- Task goal -
Leaving out every picture, copy the lines of the data exactly, from the first through the line containing "plt.rcParams['font.family'] = ['Liberation".

····················

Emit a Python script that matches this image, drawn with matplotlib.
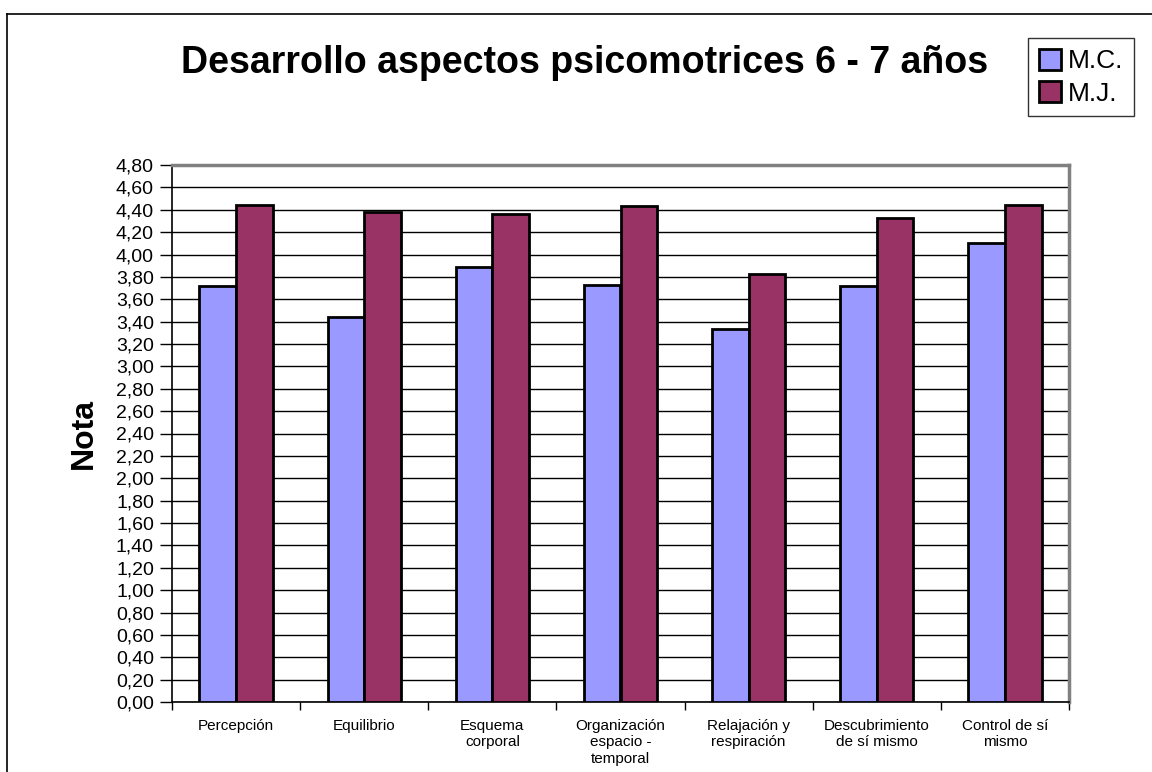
import matplotlib
matplotlib.use("Agg")
import matplotlib.pyplot as plt
import numpy as np
from matplotlib.lines import Line2D
from matplotlib.patches import Patch

plt.rcParams['font.family'] = ['Liberation Sans', 'DejaVu Sans']

categories = ["Percepción", "Equilibrio", "Esquema\ncorporal",
              "Organización\nespacio -\ntemporal", "Relajación y\nrespiración",
              "Descubrimiento\nde sí mismo", "Control de sí\nmismo"]
mc_values = [3.72, 3.44, 3.89, 3.73, 3.33, 3.72, 4.10]
mj_values = [4.44, 4.38, 4.36, 4.43, 3.83, 4.33, 4.44]
series_names = ["M.C.", "M.J."]
yticks = np.arange(0, 4.81, 0.2)
ytick_labels = [f"{v:.2f}".replace(".", ",") for v in yticks]
title = "Desarrollo aspectos psicomotrices 6 - 7 años"
ylabel = "Nota"

W, H = 1152, 772
fig = plt.figure(figsize=(W / 100, H / 100), dpi=100)

# outer chart border
fig.add_artist(Line2D([7 / W, 7 / W], [0, 1 - 14 / H], color='black', lw=1.2, transform=fig.transFigure))
fig.add_artist(Line2D([7 / W, 1], [1 - 14 / H, 1 - 14 / H], color='black', lw=1.2, transform=fig.transFigure))

ax = fig.add_axes([172 / W, 70 / H, (1069 - 172) / W, (702 - 165) / H])

n = len(categories)
x = np.arange(n)
bw = 1 / 3.5
ax.bar(x - bw / 2, mc_values, bw, color='#9999FF', edgecolor='black', linewidth=2, zorder=3, label=series_names[0])
ax.bar(x + bw / 2, mj_values, bw, color='#993366', edgecolor='black', linewidth=2, zorder=3, label=series_names[1])

ax.set_xlim(-0.5, n - 0.5)
ax.set_ylim(0, 4.8)
ax.set_yticks(yticks)
ax.set_yticklabels(ytick_labels, fontsize=14)
ax.yaxis.grid(True, color='black', linewidth=1)
ax.set_axisbelow(True)
ax.tick_params(axis='y', direction='out', length=9, width=1, pad=4)

ax.set_xticks(x)
ax.set_xticklabels(categories, fontsize=11, linespacing=1.25)
ax.tick_params(axis='x', which='major', length=0, pad=12)
ax.set_xticks(np.arange(-0.5, n, 1), minor=True)
ax.tick_params(axis='x', which='minor', direction='out', length=6, width=1)

for s in ['top', 'right']:
    ax.spines[s].set_color('#808080')
    ax.spines[s].set_linewidth(2.5)
for s in ['left', 'bottom']:
    ax.spines[s].set_color('black')
    ax.spines[s].set_linewidth(1.2)

ax.set_ylabel(ylabel, fontsize=23, fontweight='bold', labelpad=12)

fig.text(585 / W, 1 - 63 / H, title, fontsize=27, fontweight='bold', ha='center', va='center')

handles = [Patch(facecolor='#9999FF', edgecolor='black', linewidth=2),
           Patch(facecolor='#993366', edgecolor='black', linewidth=2)]
leg = fig.legend(handles, series_names, loc='upper left', bbox_to_anchor=(1028 / W, 1 - 38 / H),
                 fontsize=19, frameon=True, fancybox=False, handlelength=0.85, handleheight=0.85,
                 handletextpad=0.25, borderpad=0.4, labelspacing=0.3, borderaxespad=0)
leg.get_frame().set_edgecolor('black')
leg.get_frame().set_linewidth(1)

fig.savefig("out.png", dpi=100)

····················

- Expected output -
Emit a Python script that matches this image, drawn with matplotlib.
import matplotlib
matplotlib.use("Agg")
import matplotlib.pyplot as plt
import numpy as np
from matplotlib.lines import Line2D
from matplotlib.patches import Patch

plt.rcParams['font.family'] = ['Liberation Sans', 'DejaVu Sans']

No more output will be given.